The conversion of data from legacy systems would be done in column one, row six, although the mapping of one to the other would be a function of row four.
The New Columns
The major contribution of the Framework is its explicit recognition that there is more at work here than functions and data. From the beginning, we should be recognizing the organizational issues; from the beginning, we should be dealing with multiple locations; from the beginning we should be explicitly concerned with timing—triggers, schedules, and so forth.
An interesting side effect of this is that now that object-oriented aficionados want to bring functions and data together, the matrix also shows us how to do that—simply merge columns one and two.
An interesting aspect of all this is that we do not have models, or even well-developed methods for dealing with many of the cells.
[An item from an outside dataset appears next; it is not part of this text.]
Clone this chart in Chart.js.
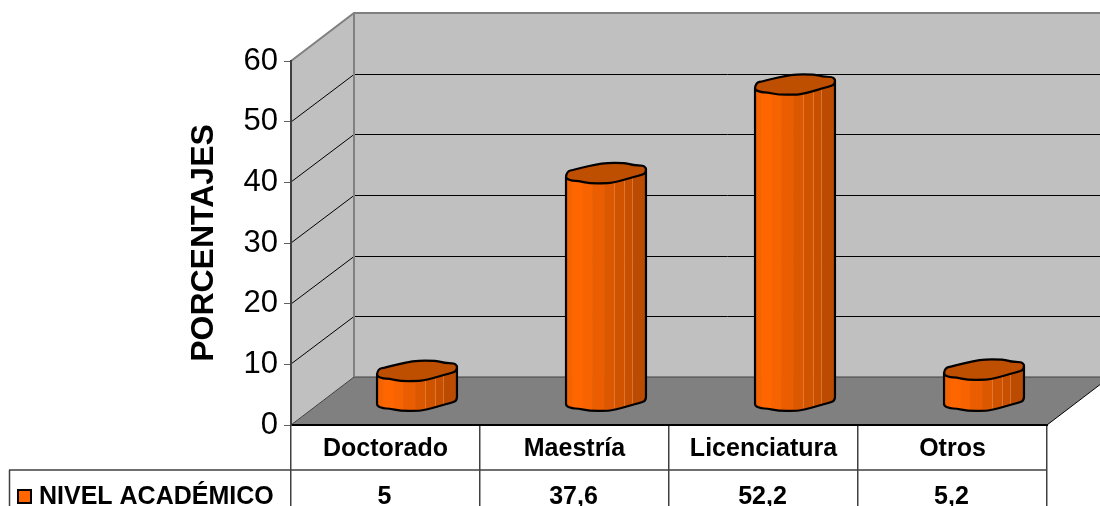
<!DOCTYPE html>
<html>
<head>
<meta charset="utf-8">
<style>html,body{margin:0;padding:0;background:#fff}canvas{display:block}</style>
<script src="https://cdn.jsdelivr.net/npm/chart.js@4"></script>
</head>
<body>
<canvas id="c" width="1100" height="506"></canvas>
<script>
const categories = ['Doctorado', 'Maestría', 'Licenciatura', 'Otros'];
const seriesName = 'NIVEL ACADÉMICO';
const values = [5, 37.6, 52.2, 5.2];
const valueLabels = ['5', '37,6', '52,2', '5,2'];
const yTicks = [0, 10, 20, 30, 40, 50, 60];
const yTitle = 'PORCENTAJES';

const FONT = '"Liberation Sans", Arial, sans-serif';
const DEPTH = { x: 63, y: -48 };
const ORANGE = '#ff6600';
// cap outline, in fractions of the bar half width, around the cap centre
const capTop = [[-1,.09],[-.98,-.04],[-.8,-.08],[-.1,-.25],[.5,-.25],[.68,-.19],[.93,-.19],[1,-.12],[1,-.1]];
const capBottom = [[1,-.1],[1,.0],[.88,.05],[.2,.24],[.0,.26],[-.42,.26],[-.7,.2],[-.84,.2],[-1,.14],[-1,.09]];
// vertical shading bands of the cylinder: [end fraction of width, colour]
const bands = [[.08,'#f56200'],[.21,'#ff6600'],[.33,'#f76300'],[.48,'#ea5d00'],[.60,'#dc5800'],[.73,'#d05300'],[.83,'#c84f00'],[1,'#bb4b00']];
const seams = [.60,.73,.83];

function poly(ctx, pts, start) {
  pts.forEach((p, i) => (i === 0 && start) ? ctx.moveTo(p[0], p[1]) : ctx.lineTo(p[0], p[1]));
}
function smooth(ctx, pts, start) {
  if (start) ctx.moveTo(pts[0][0], pts[0][1]); else ctx.lineTo(pts[0][0], pts[0][1]);
  for (let i = 1; i < pts.length - 1; i++) {
    const n = pts[i + 1], p = pts[i];
    const last = i === pts.length - 2;
    ctx.quadraticCurveTo(p[0], p[1], last ? n[0] : (p[0] + n[0]) / 2, last ? n[1] : (p[1] + n[1]) / 2);
  }
}

const scene = {
  id: 'scene',
  beforeDraw(chart) {
    const { ctx, scales: { x, y } } = chart;
    const L = x.left, R = x.right, B = y.getPixelForValue(0), T = y.getPixelForValue(60);
    const dx = DEPTH.x, dy = DEPTH.y;
    ctx.save();
    // back wall
    ctx.fillStyle = '#c0c0c0';
    ctx.fillRect(L + dx, T + dy, R - L, B - T);
    // side wall
    ctx.beginPath();
    poly(ctx, [[L,B],[L,T],[L+dx,T+dy],[L+dx,B+dy]], true);
    ctx.closePath(); ctx.fill();
    // floor
    ctx.fillStyle = '#808080';
    ctx.beginPath();
    poly(ctx, [[L,B],[R,B],[R+dx,B+dy],[L+dx,B+dy]], true);
    ctx.closePath(); ctx.fill();
    // grid lines
    ctx.strokeStyle = '#000'; ctx.lineWidth = 1;
    yTicks.forEach(v => {
      if (v === 0 || v === 60) return;
      const py = Math.round(y.getPixelForValue(v));
      ctx.beginPath();
      ctx.moveTo(L, py); ctx.lineTo(L + dx, py + dy + .5);
      ctx.lineTo(R + dx, py + dy + .5);
      ctx.stroke();
    });
    // wall borders
    ctx.strokeStyle = '#808080'; ctx.lineWidth = 2;
    ctx.beginPath();
    ctx.moveTo(L, T); ctx.lineTo(L + dx, T + dy); ctx.lineTo(R + dx, T + dy);
    ctx.moveTo(L + dx, T + dy); ctx.lineTo(L + dx, B + dy); ctx.lineTo(R + dx, B + dy);
    ctx.stroke();
    ctx.strokeStyle = '#606060'; ctx.lineWidth = 1;
    ctx.beginPath(); ctx.moveTo(L + dx, B + dy + .5); ctx.lineTo(R + dx, B + dy + .5); ctx.stroke();
    ctx.strokeStyle = '#000'; ctx.lineWidth = 1;
    ctx.beginPath(); ctx.moveTo(R, B); ctx.lineTo(R + dx, B + dy); ctx.stroke();
    ctx.strokeStyle = '#404040'; ctx.lineWidth = 1;
    ctx.beginPath(); ctx.moveTo(L, B); ctx.lineTo(L + dx, B + dy); ctx.stroke();

    // data table
    const row1 = B + 45, cw = (R - L) / categories.length;
    ctx.strokeStyle = '#404040'; ctx.lineWidth = 1.5;
    ctx.beginPath();
    ctx.moveTo(9, row1); ctx.lineTo(R + .5, row1);
    ctx.moveTo(9.5, row1); ctx.lineTo(9.5, 506);
    for (let i = 0; i <= categories.length; i++) {
      const vx = Math.floor(L + i * cw) - .25;
      ctx.moveTo(vx, B); ctx.lineTo(vx, 506);
    }
    ctx.stroke();
    // table: values row and series key
    ctx.fillStyle = '#000';
    ctx.font = 'bold 25px ' + FONT;
    ctx.textAlign = 'center'; ctx.textBaseline = 'alphabetic';
    valueLabels.forEach((t, i) => ctx.fillText(t, L + (i + .5) * cw - 1, 504));
    ctx.textAlign = 'left';
    ctx.fillText(seriesName, 39, 504);
    ctx.fillStyle = ORANGE; ctx.strokeStyle = '#000'; ctx.lineWidth = 2;
    ctx.fillRect(18, 490, 13, 13); ctx.strokeRect(18, 490, 13, 13);
    ctx.restore();
  },
  beforeDatasetDraw(chart, args) {
    const { ctx } = chart;
    const meta = chart.getDatasetMeta(args.index);
    meta.data.forEach(bar => {
      const hw = bar.width / 2;
      const cx = bar.x + DEPTH.x / 2;
      const topY = bar.y + DEPTH.y / 2, baseY = bar.base + DEPTH.y / 2;
      const at = (p, yc) => [cx + p[0] * hw, yc + p[1] * hw];
      const body = () => {
        ctx.beginPath();
        const a = at(capTop[0], topY), b = at(capBottom[0], topY);
        ctx.moveTo(a[0], a[1]); ctx.lineTo(b[0], b[1]);
        smooth(ctx, capBottom.map(p => at(p, baseY)), false);
        ctx.closePath();
      };
      ctx.save();
      ctx.lineJoin = 'round';
      // body with shading
      ctx.save();
      body(); ctx.clip();
      let sx = cx - hw;
      bands.forEach(b => {
        const ex = cx - hw + b[0] * 2 * hw;
        ctx.fillStyle = b[1];
        ctx.fillRect(sx, topY - hw, ex - sx + .5, baseY - topY + 2 * hw);
        sx = ex;
      });
      ctx.strokeStyle = 'rgba(255,190,140,.35)'; ctx.lineWidth = 1;
      seams.forEach(f => {
        const ex = Math.round(cx - hw + f * 2 * hw) + .5;
        ctx.beginPath(); ctx.moveTo(ex, topY - hw); ctx.lineTo(ex, baseY + hw); ctx.stroke();
      });
      ctx.restore();
      ctx.strokeStyle = '#000'; ctx.lineWidth = 2.2;
      body(); ctx.stroke();
      // cap
      ctx.beginPath();
      smooth(ctx, capTop.map(p => at(p, topY)), true);
      smooth(ctx, capBottom.map(p => at(p, topY)), false);
      ctx.closePath();
      ctx.fillStyle = '#bf4f00';
      ctx.fill(); ctx.stroke();
      ctx.restore();
    });
    return false;
  }
};

new Chart(document.getElementById('c'), {
  type: 'bar',
  data: {
    labels: categories,
    datasets: [{ label: seriesName, data: values, backgroundColor: ORANGE, borderColor: '#000', barPercentage: 0.423, categoryPercentage: 1 }]
  },
  plugins: [scene],
  options: {
    responsive: false,
    animation: false,
    layout: { padding: { top: 61, right: 53, left: 0, bottom: 0 } },
    plugins: { legend: { display: false }, title: { display: false }, tooltip: { enabled: false } },
    scales: {
      x: {
        afterFit: s => { s.height = 81; },
        grid: { display: false },
        border: { display: true, color: '#000', width: 2 },
        ticks: { color: '#000', font: { family: FONT, size: 25, weight: 'bold' }, padding: 1, maxRotation: 0, autoSkip: false }
      },
      y: {
        min: 0, max: 60,
        afterBuildTicks: s => { s.ticks = yTicks.map(v => ({ value: v })); },
        afterFit: s => { s.width = 291; },
        grid: { drawOnChartArea: false, drawTicks: true, tickLength: 7, color: '#606060' },
        border: { display: true, color: '#404040', width: 2 },
        ticks: { color: '#000', font: { family: FONT, size: 31 }, padding: 6 },
        title: { display: true, text: yTitle, color: '#000', font: { family: FONT, size: 32, weight: 'bold' }, padding: { top: 185, bottom: 0 } }
      }
    }
  }
});
</script>
</body>
</html>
John Zachman does not advocate the use of any particular modeling style for those cells where multiple techniques are available, and he is the first to recognize that in some cells no good techniques exist. It is difficult, for example, to model the logic (row three) of a distributed information network—at least in a way that links to our models for functions and data.
This represents an assignment for us all. He has pointed out things that we should be capturing and accounting for in our systems. It is for us to figure out how to do so.
- Zachman, John. 1987. “A framework for information systems architecture”, IBM Systems Journal, Vol. 26, No. 3. (IBM Publication G321-5298)
- Sowa, John. F., and John A. Zachman. 1992. “Extending and Formalizing the Framework for Information Systems Architecture”, IBM Systems Journal, Vol 31, No 3. IBM Publication G321-5488.
- David Hay. 2003. Requiremnts Analysis: From Business Views to Architecture. (Englewood Cliffs, New Jersey: Prentice Hall PTK).
- John Zachman and Stan Lock. The Zachman Framework™, http://zachmaninternational.com/index.php/home-article/13#maincol.
- Chris Gane, and Trish Sarson. 1979. Structured Systems Analysis: Tools and Techniques (Englewood Cliffs, NJ: Prentice Hall, Inc.).